Но «фантастичность» реализма Достоевского этим не ограничивается. Своих героев, вышибленных из патриархальных гнезд и развеянных по ветру, он стягивает в клубок туго закрученным сюжетным узлом, сталкивает противоположности, будоражит, мучит, буквально подымает на дыбу, рвет сердце пополам. Невыносимое, пошлое и отвратительное в обстановке и в человеческой душе растравляется, доводится до предела и вызывает, наконец, протест поруганной человеческой природы, порыв к прекрасному, к «гармонии», возникшей из самой глубины безобразия и разлада. Вересаев подчеркивает, что человек Толстого по природе добр, а человек Достоевского зол; это резко выражено, но верно как указание, на какую сторону человеческой природы Толстой и Достоевский больше смотрят. Только не надо забывать, что под словом «человек» Толстому и его героям представляется ячейка патриархальной сети, а Достоевскому – атом буржуазного общества. К последнему оба относятся одинаково, оба видят в нем только зло, и оба, под влиянием первого впечатления от противоречий, раскрывшихся им, преувеличивают. Противоположность рассудочной цивилизации патриархально-семейным, основанным на чувстве отношениям берется в абстрактной, рассудочной чистоте. На самом деле, человечески теплые отношения сохраняются и в насквозь буржуазной Англии: в семье, в отношениях между друзьями и т. д.[14]
. Принцип формации (то, что в ней резко выдвинуто) и полнота ее реального бытия – совсем не одно и то же. Достаточно перелистать английский роман времен королевы Виктории, чтобы увидеть устойчивость семьи в гораздо более атомистическом, чем Россия 50-х или хоть 80-х годов, в гораздо более буржуазном обществе.Между тем Достоевский и Толстой в городской, оторванной от «корней» жизни замечают только развал, распад семьи (семейка Карамазовых, «Крейцерова соната»). Буржуазная цивилизация обоим кажется чем-то насквозь нестойким, бессмысленным, абсурдным, рушащимся на глазах. Это романтический «перегиб», одинаково сильный и у Толстого, и у Достоевского.

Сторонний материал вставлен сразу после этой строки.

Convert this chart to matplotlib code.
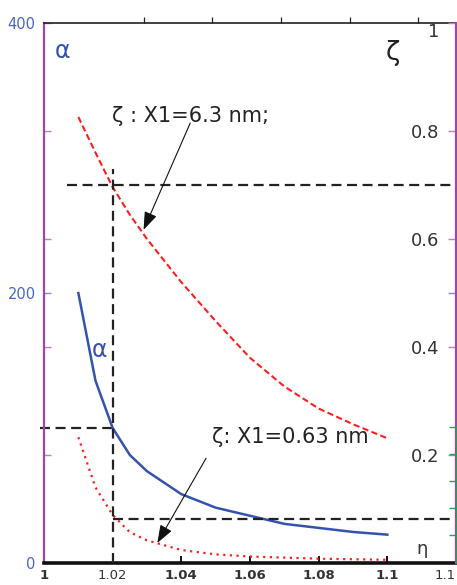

Однако один изображает проблемы цивилизации извне, глазами мужика или ребенка, а другой – изнутри, глазами замкнувшихся в себе индивидуалистов. Но чтобы сделать эти глаза зрячими, нужна болезненная операция – и вот причина жестокости таланта Достоевского, о котором так много говорили.
Толстой, в последний период своего творчества, оставшись один на один с живыми мертвецами вроде Ивана Ильича, действует не менее жестоко, чтобы заставить их увидеть хоть краешек света, и только под клещами палача, в которого вынужден превратиться автор, Иван Ильич перестает быть светским человеком и видит, что вся его прежняя жизнь была дурной и пустой. Эта операция отымает у него остаток сил, и он умирает. Не менее жесток Толстой в «Крейцеровой сонате», в «Холстомере».
Начиная со сцен заикания Каренина и смерти Анны, Толстой двигался к эстетике Достоевского, к эстетике порыва к (внутренней) красоте из глубины страдания и безобразия. Но он сделал только несколько шагов на том пути, по которому Достоевский идет с самого начала. Грубо говоря, хороших и красивых людей, которых у Толстого так много, у Достоевского почти нет; пластически, скульптурно он нигде не показал свой идеал, отлитый из одного куска, как Наташа, Анна, Андрей, Пьер. Все его персонажи во власти односторонней мысли или страсти и изуродованы ею. Но роман Достоевского в целом прекрасен, хотя можно не только сотней, но даже тысячью цитат показать, что большинство элементов, из которых он сложен, безобразно. Это можно сказать, впрочем, и о многих картинах Рембрандта.